Shoulder Season
By Christina Clancy. (St. Martin's Press, 324 pages, $27.99.)
Grieving her dead parents, needing money and yearning for fun and adventure, young Sherri Taylor accompanies her best friend, Roberta, to a job interview to be a Bunny at the Playboy resort in nearby Lake Geneva, Wis., in 1981. Sherri, with her loud laugh and curls like "Slinkies," thinks of herself as awkward, but her Bernadette Peters look gets her the job, while "gorgeous" but edgy Roberta doesn't make the Bunny Mother's cut.
Caught up in an intoxicating swirl of immaturity, masculine attention, hard work, alcohol and drugs, small-town girl Sherri rapidly manages to make a big mess of her life.
"Shoulder Season," the second novel by Wisconsin writer Christina Clancy, is told in flashback from 2019 as Sherri, now a special events manager for a Palm Springs museum, revisits the haunting "foolishness" of her past. An old benefactor is dying of cancer, so she ponders a return to East Troy, Wis., with its centering town square.
Clancy strongly evokes a time and place, with references to Alpine Valley, the A&W, Alice in Dairyland, State Street, the posse comitatus, Schlitz, Sheepshead and Friday night fish fries. A foreshadowed tragedy creates page-turning tension.

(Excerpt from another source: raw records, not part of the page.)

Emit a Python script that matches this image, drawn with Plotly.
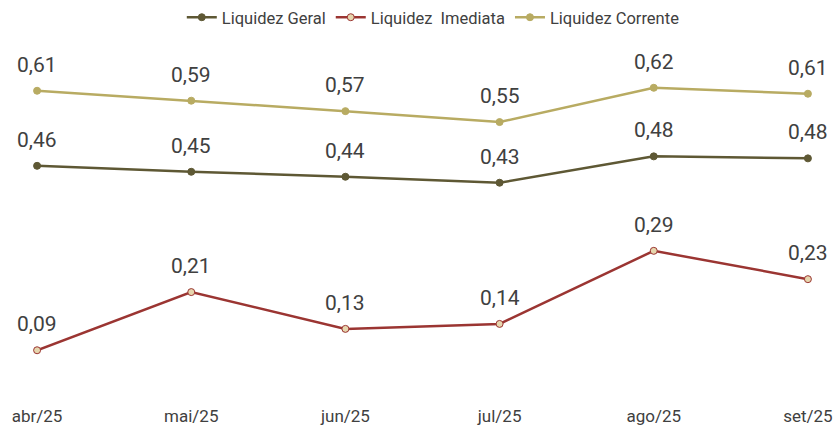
import plotly.graph_objects as go

categories = ["abr/25", "mai/25", "jun/25", "jul/25", "ago/25", "set/25"]
liq_geral = [0.461, 0.449, 0.439, 0.427, 0.480, 0.476]
liq_imediata = [0.090, 0.207, 0.133, 0.143, 0.290, 0.233]
liq_corrente = [0.612, 0.592, 0.571, 0.549, 0.618, 0.606]

series = [
    ("Liquidez Geral", liq_geral, "#5E5834", "#5E5834", "#5E5834"),
    ("Liquidez  Imediata", liq_imediata, "#9B3532", "#E6D6AE", "#9B3532"),
    ("Liquidez Corrente", liq_corrente, "#B8AB62", "#B8AB62", "#B8AB62"),
]

xs = list(range(len(categories)))
fig = go.Figure()
annotations = []
for name, vals, lc, mfill, mline in series:
    fig.add_trace(go.Scatter(
        x=xs, y=vals, mode="lines+markers", name=name, cliponaxis=False,
        line=dict(color=lc, width=2.5),
        marker=dict(size=7, color=mfill, line=dict(color=mline, width=1)),
    ))
    for x, v in zip(xs, vals):
        annotations.append(dict(
            x=x, y=v, xref="x", yref="y", text=f"{v:.2f}".replace(".", ","),
            showarrow=False, yshift=26,
            font=dict(size=21, color="#404040", family="Roboto"),
        ))

fig.update_layout(
    width=834, height=428,
    margin=dict(l=37, r=26, t=47, b=33, autoexpand=False),
    paper_bgcolor="white", plot_bgcolor="white",
    font=dict(family="Roboto", color="#404040"),
    showlegend=True,
    legend=dict(orientation="h", x=0.514, xanchor="center", y=1.0, yref="container",
                yanchor="top", font=dict(size=16.5, color="#404040"),
                itemwidth=30, tracegroupgap=0),
    annotations=annotations,
    xaxis=dict(range=[-0.0005, 5.0005], tickvals=xs, ticktext=categories, showgrid=False,
               zeroline=False, showline=False, ticks="", automargin=False,
               tickfont=dict(size=17, color="#404040"), ticklabelstandoff=9),
    yaxis=dict(range=[0, 0.7], visible=False, showgrid=False, zeroline=False,
               automargin=False),
)

fig.write_html(
    "out.html",
    config={"displayModeBar": False},
    post_script="document.body.style.margin='0';document.body.style.overflow='hidden';",
)
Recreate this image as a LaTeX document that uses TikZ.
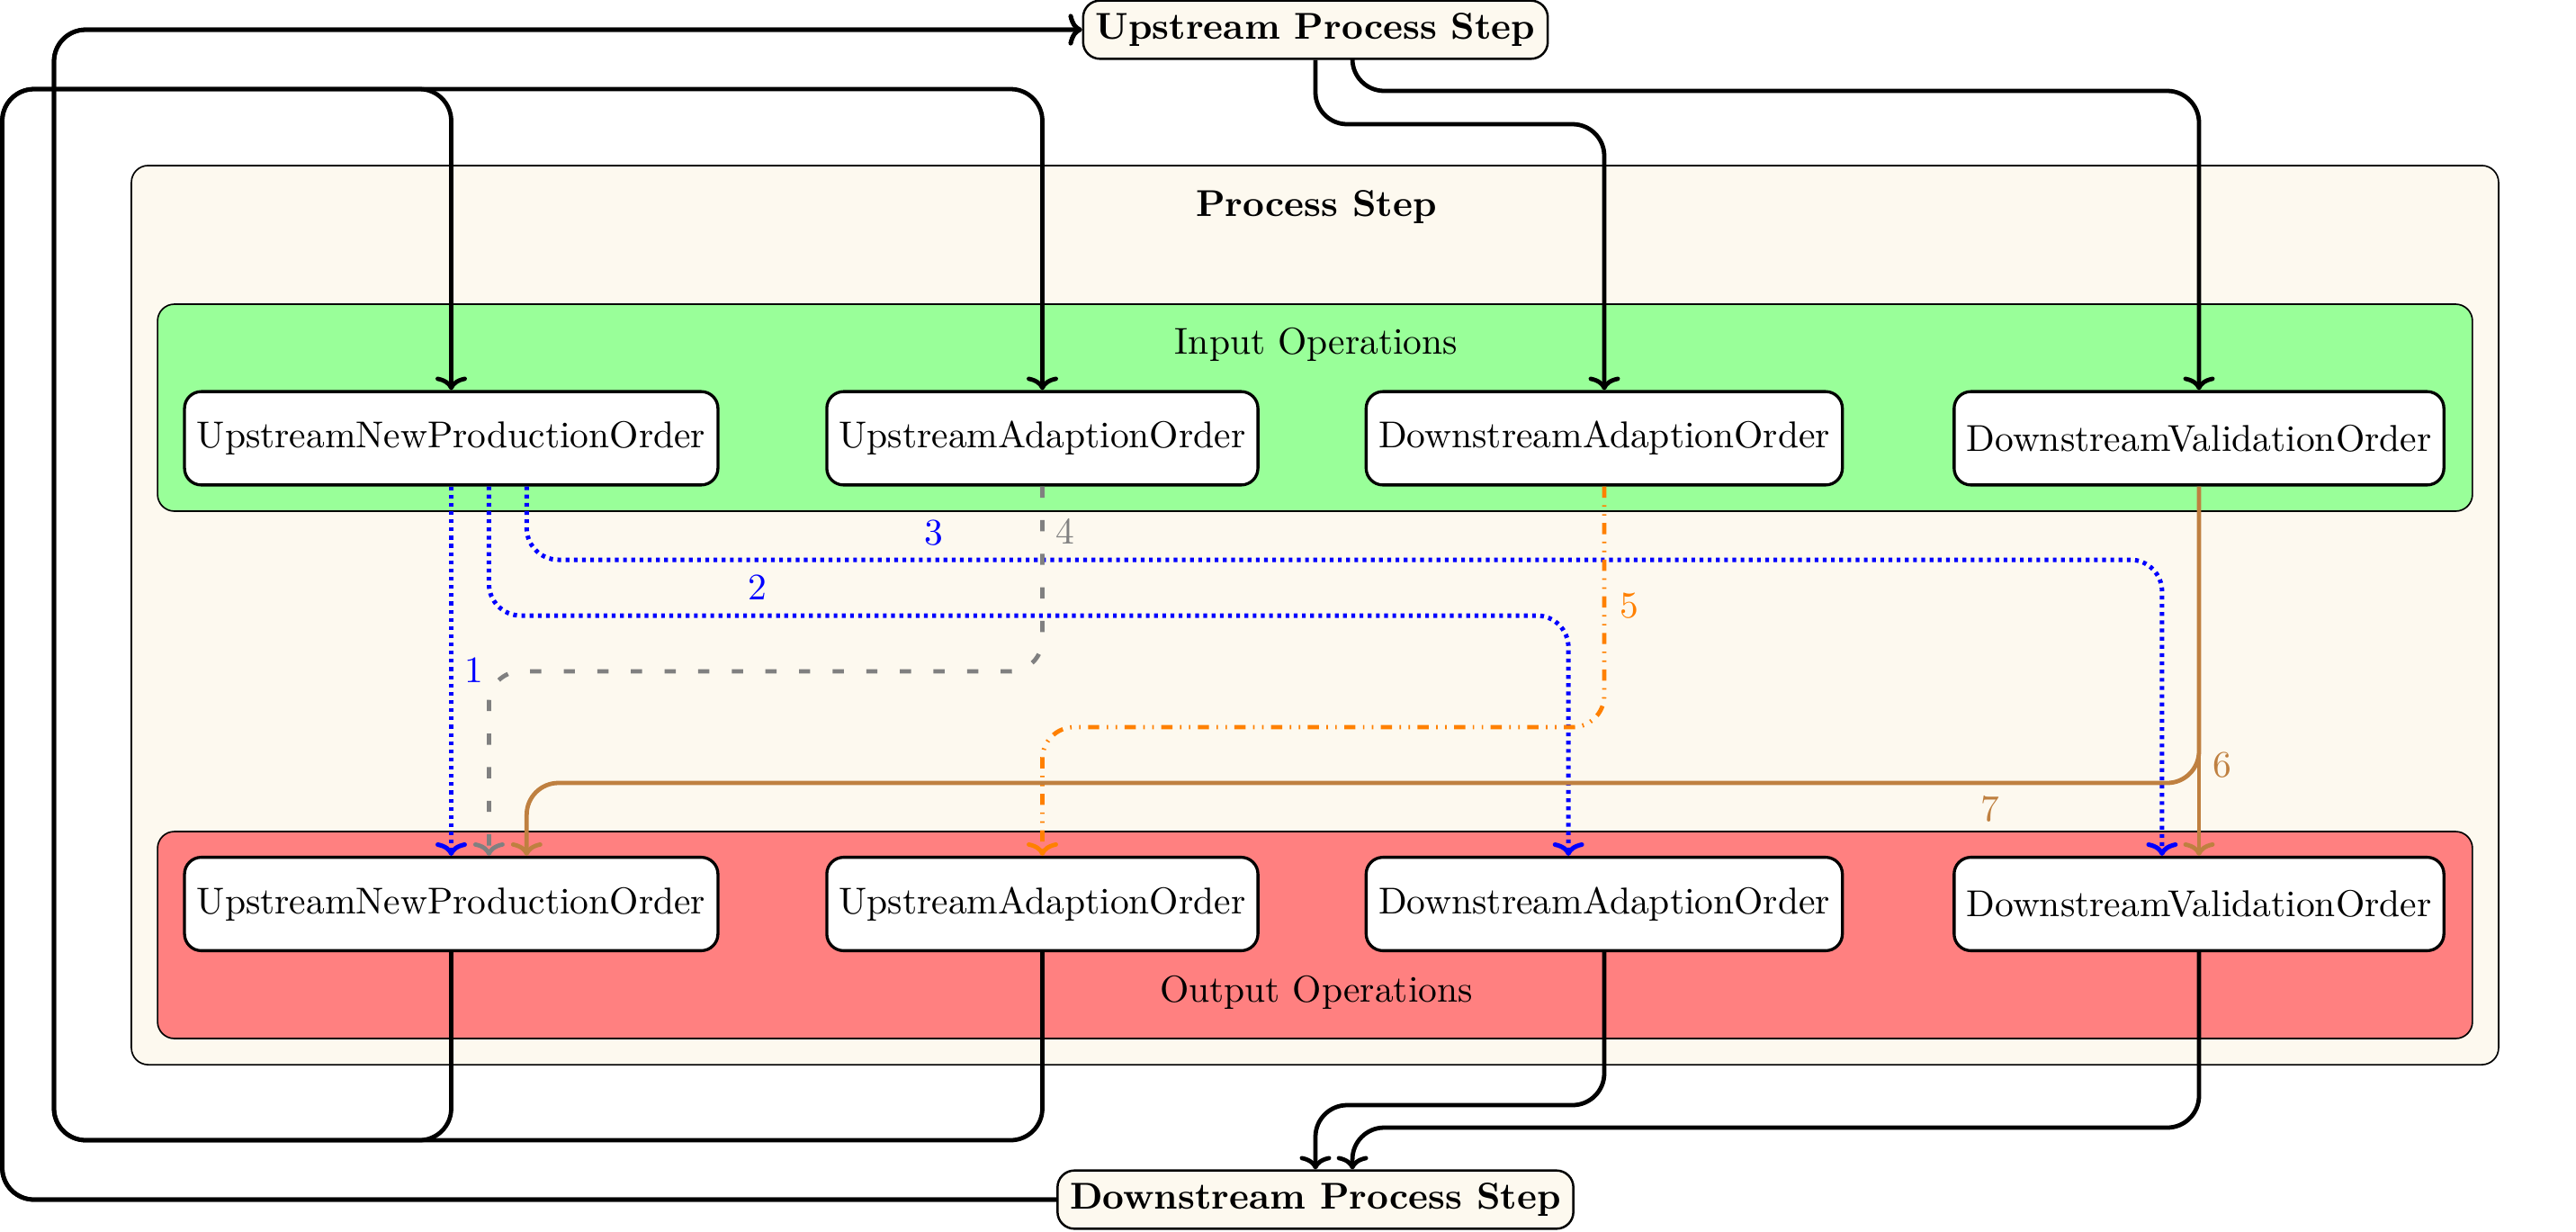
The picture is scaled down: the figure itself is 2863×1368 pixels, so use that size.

Clancy's Wisconsin ties are deep: She lives in Madison, has a doctorate from UW-Milwaukee and taught at Beloit College; her husband's family is from East Troy. Her 2020 debut novel, "The Second Home," has been optioned by TriStar for a limited TV series starring Nicolaj Coster-Waldau from "Game of Thrones."
In "Shoulder Season," she has captivatingly captured the freedom and pain of youth, as well as the wisdom and regret of middle age, and the power of redemption.